Il est arrivé que lorsqu'on me tend un micro, je m'amuse à parler dedans. A "Homomicro" il y a quelques années comme sur le parvis de la gare de St Pancras quand la correspondante d'Europe 1 me demandait mon sentiment sur les difficultés annoncées de l'Eurostar. Oui, j'aime parler dans le micro et la radio demeure pour moi un outil incomparable dont beaucoup se nourrissent aujourd'hui en la filmant pour faire de la télé low cost [alors qu'on ne devrait jamais dévoiler ce qui se passe dans un studio de radio].
J'ai gardé des bandes d'émissions diffusées et de maquettes.
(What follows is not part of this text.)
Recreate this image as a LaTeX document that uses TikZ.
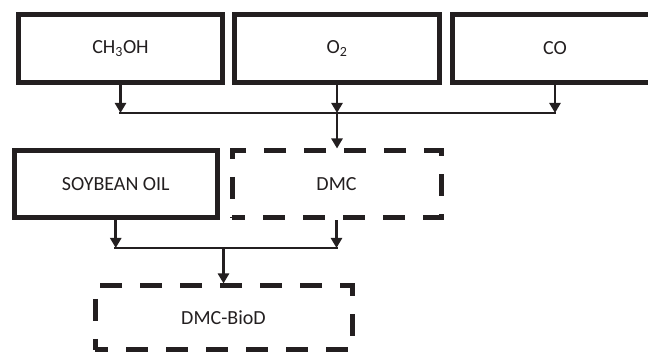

J'avais mes jingles [que j'avais fait moi-même, comme un grand en écumant les compilations de jingles libres de droits, et en prenant trois ou quatre secondes de ceux d'émissions trépassées], j'avais mon rythme, mon ton ... D'ailleurs, quand ma professeur d'espagnol avait demandé que l'on rende un devoir sur cassette audio, je m'étais amusé comme un fou à mettre des virgules, une page de publicité au milieu [avec une pub Coca-Cola puisque le devoir consistait à commenter une publicité Coca-Cola !] et faire une mise en oreille agréable en réglant le son comme il le fallait. Ma mère, un jour, m'a dit que j'aurais peut-être dû faire de la radio et être réalisateur ou monteur : j'aurais adoré, c'est clair mais le soin d'être devant le micro et d'emporter l'auditeur avec ma voix n'est pas non plus un plaisir qui me rebut, tout au contraire.